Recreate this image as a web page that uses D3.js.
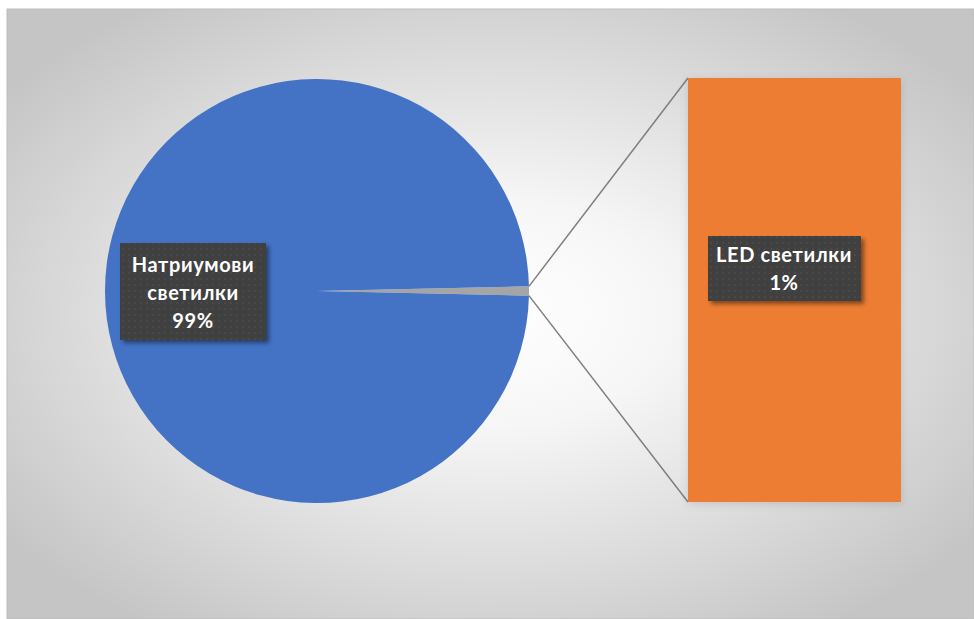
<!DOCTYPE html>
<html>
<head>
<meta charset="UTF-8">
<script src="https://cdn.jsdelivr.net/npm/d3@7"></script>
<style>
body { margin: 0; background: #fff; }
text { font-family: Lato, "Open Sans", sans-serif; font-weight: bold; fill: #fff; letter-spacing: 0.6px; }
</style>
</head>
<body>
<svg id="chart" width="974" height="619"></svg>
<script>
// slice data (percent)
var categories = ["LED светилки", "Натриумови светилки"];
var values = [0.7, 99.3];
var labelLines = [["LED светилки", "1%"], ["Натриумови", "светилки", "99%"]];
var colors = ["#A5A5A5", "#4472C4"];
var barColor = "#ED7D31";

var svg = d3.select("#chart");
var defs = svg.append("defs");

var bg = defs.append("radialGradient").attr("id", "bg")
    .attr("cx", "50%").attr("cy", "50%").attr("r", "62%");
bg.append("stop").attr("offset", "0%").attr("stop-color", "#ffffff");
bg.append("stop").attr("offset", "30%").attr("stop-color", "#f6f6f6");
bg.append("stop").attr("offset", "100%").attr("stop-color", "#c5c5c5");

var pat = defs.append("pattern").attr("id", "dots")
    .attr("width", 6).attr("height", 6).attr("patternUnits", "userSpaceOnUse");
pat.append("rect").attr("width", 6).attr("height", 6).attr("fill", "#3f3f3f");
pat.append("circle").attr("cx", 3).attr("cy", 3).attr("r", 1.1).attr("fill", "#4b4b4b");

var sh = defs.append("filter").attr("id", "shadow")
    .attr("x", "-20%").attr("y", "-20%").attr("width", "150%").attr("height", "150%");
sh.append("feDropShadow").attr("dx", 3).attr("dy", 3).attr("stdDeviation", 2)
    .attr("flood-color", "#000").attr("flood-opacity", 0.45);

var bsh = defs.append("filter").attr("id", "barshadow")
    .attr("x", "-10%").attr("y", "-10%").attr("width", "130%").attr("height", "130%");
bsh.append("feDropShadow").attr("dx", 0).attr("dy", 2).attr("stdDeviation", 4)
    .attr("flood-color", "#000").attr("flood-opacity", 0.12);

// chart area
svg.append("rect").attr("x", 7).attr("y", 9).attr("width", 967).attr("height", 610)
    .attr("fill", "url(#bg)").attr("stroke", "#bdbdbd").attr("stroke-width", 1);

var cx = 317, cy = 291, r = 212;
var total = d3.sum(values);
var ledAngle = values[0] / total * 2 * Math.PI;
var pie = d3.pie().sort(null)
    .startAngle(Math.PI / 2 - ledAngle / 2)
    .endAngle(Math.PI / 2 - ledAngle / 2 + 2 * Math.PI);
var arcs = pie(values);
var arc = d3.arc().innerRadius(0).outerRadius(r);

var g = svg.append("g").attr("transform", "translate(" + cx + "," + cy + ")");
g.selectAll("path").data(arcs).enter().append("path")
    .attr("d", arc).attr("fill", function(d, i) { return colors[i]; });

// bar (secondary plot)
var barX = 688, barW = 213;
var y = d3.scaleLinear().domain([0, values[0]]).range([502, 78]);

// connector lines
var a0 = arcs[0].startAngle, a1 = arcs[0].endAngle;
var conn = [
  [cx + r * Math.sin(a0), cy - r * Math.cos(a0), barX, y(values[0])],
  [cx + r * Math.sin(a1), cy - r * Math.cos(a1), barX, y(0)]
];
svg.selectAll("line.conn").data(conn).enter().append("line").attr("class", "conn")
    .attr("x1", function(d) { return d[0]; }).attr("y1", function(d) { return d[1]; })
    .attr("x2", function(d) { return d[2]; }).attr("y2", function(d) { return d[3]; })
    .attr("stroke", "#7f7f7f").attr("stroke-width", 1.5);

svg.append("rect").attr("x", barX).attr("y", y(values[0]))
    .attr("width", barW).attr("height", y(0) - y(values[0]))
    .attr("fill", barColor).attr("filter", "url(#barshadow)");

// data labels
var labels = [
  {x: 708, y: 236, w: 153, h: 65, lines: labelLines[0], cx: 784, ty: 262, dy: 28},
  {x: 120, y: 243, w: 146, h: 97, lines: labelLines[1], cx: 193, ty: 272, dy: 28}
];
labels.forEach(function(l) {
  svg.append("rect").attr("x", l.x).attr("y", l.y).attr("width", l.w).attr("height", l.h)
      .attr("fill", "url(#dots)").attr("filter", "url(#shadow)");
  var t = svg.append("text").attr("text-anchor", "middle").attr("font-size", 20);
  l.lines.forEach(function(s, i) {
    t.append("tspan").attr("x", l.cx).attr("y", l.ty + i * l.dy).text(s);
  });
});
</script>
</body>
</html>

************

Requirement: Write out again every line above exactly as given; the pictures do not belong in the copy.

Complete response:
Recreate this image as a web page that uses D3.js.
<!DOCTYPE html>
<html>
<head>
<meta charset="UTF-8">
<script src="https://cdn.jsdelivr.net/npm/d3@7"></script>
<style>
body { margin: 0; background: #fff; }
text { font-family: Lato, "Open Sans", sans-serif; font-weight: bold; fill: #fff; letter-spacing: 0.6px; }
</style>
</head>
<body>
<svg id="chart" width="974" height="619"></svg>
<script>
// slice data (percent)
var categories = ["LED светилки", "Натриумови светилки"];
var values = [0.7, 99.3];
var labelLines = [["LED светилки", "1%"], ["Натриумови", "светилки", "99%"]];
var colors = ["#A5A5A5", "#4472C4"];
var barColor = "#ED7D31";

var svg = d3.select("#chart");
var defs = svg.append("defs");

var bg = defs.append("radialGradient").attr("id", "bg")
    .attr("cx", "50%").attr("cy", "50%").attr("r", "62%");
bg.append("stop").attr("offset", "0%").attr("stop-color", "#ffffff");
bg.append("stop").attr("offset", "30%").attr("stop-color", "#f6f6f6");
bg.append("stop").attr("offset", "100%").attr("stop-color", "#c5c5c5");

var pat = defs.append("pattern").attr("id", "dots")
    .attr("width", 6).attr("height", 6).attr("patternUnits", "userSpaceOnUse");
pat.append("rect").attr("width", 6).attr("height", 6).attr("fill", "#3f3f3f");
pat.append("circle").attr("cx", 3).attr("cy", 3).attr("r", 1.1).attr("fill", "#4b4b4b");

var sh = defs.append("filter").attr("id", "shadow")
    .attr("x", "-20%").attr("y", "-20%").attr("width", "150%").attr("height", "150%");
sh.append("feDropShadow").attr("dx", 3).attr("dy", 3).attr("stdDeviation", 2)
    .attr("flood-color", "#000").attr("flood-opacity", 0.45);

var bsh = defs.append("filter").attr("id", "barshadow")
    .attr("x", "-10%").attr("y", "-10%").attr("width", "130%").attr("height", "130%");
bsh.append("feDropShadow").attr("dx", 0).attr("dy", 2).attr("stdDeviation", 4)
    .attr("flood-color", "#000").attr("flood-opacity", 0.12);

// chart area
svg.append("rect").attr("x", 7).attr("y", 9).attr("width", 967).attr("height", 610)
    .attr("fill", "url(#bg)").attr("stroke", "#bdbdbd").attr("stroke-width", 1);

var cx = 317, cy = 291, r = 212;
var total = d3.sum(values);
var ledAngle = values[0] / total * 2 * Math.PI;
var pie = d3.pie().sort(null)
    .startAngle(Math.PI / 2 - ledAngle / 2)
    .endAngle(Math.PI / 2 - ledAngle / 2 + 2 * Math.PI);
var arcs = pie(values);
var arc = d3.arc().innerRadius(0).outerRadius(r);

var g = svg.append("g").attr("transform", "translate(" + cx + "," + cy + ")");
g.selectAll("path").data(arcs).enter().append("path")
    .attr("d", arc).attr("fill", function(d, i) { return colors[i]; });

// bar (secondary plot)
var barX = 688, barW = 213;
var y = d3.scaleLinear().domain([0, values[0]]).range([502, 78]);

// connector lines
var a0 = arcs[0].startAngle, a1 = arcs[0].endAngle;
var conn = [
  [cx + r * Math.sin(a0), cy - r * Math.cos(a0), barX, y(values[0])],
  [cx + r * Math.sin(a1), cy - r * Math.cos(a1), barX, y(0)]
];
svg.selectAll("line.conn").data(conn).enter().append("line").attr("class", "conn")
    .attr("x1", function(d) { return d[0]; }).attr("y1", function(d) { return d[1]; })
    .attr("x2", function(d) { return d[2]; }).attr("y2", function(d) { return d[3]; })
    .attr("stroke", "#7f7f7f").attr("stroke-width", 1.5);

svg.append("rect").attr("x", barX).attr("y", y(values[0]))
    .attr("width", barW).attr("height", y(0) - y(values[0]))
    .attr("fill", barColor).attr("filter", "url(#barshadow)");

// data labels
var labels = [
  {x: 708, y: 236, w: 153, h: 65, lines: labelLines[0], cx: 784, ty: 262, dy: 28},
  {x: 120, y: 243, w: 146, h: 97, lines: labelLines[1], cx: 193, ty: 272, dy: 28}
];
labels.forEach(function(l) {
  svg.append("rect").attr("x", l.x).attr("y", l.y).attr("width", l.w).attr("height", l.h)
      .attr("fill", "url(#dots)").attr("filter", "url(#shadow)");
  var t = svg.append("text").attr("text-anchor", "middle").attr("font-size", 20);
  l.lines.forEach(function(s, i) {
    t.append("tspan").attr("x", l.cx).attr("y", l.ty + i * l.dy).text(s);
  });
});
</script>
</body>
</html>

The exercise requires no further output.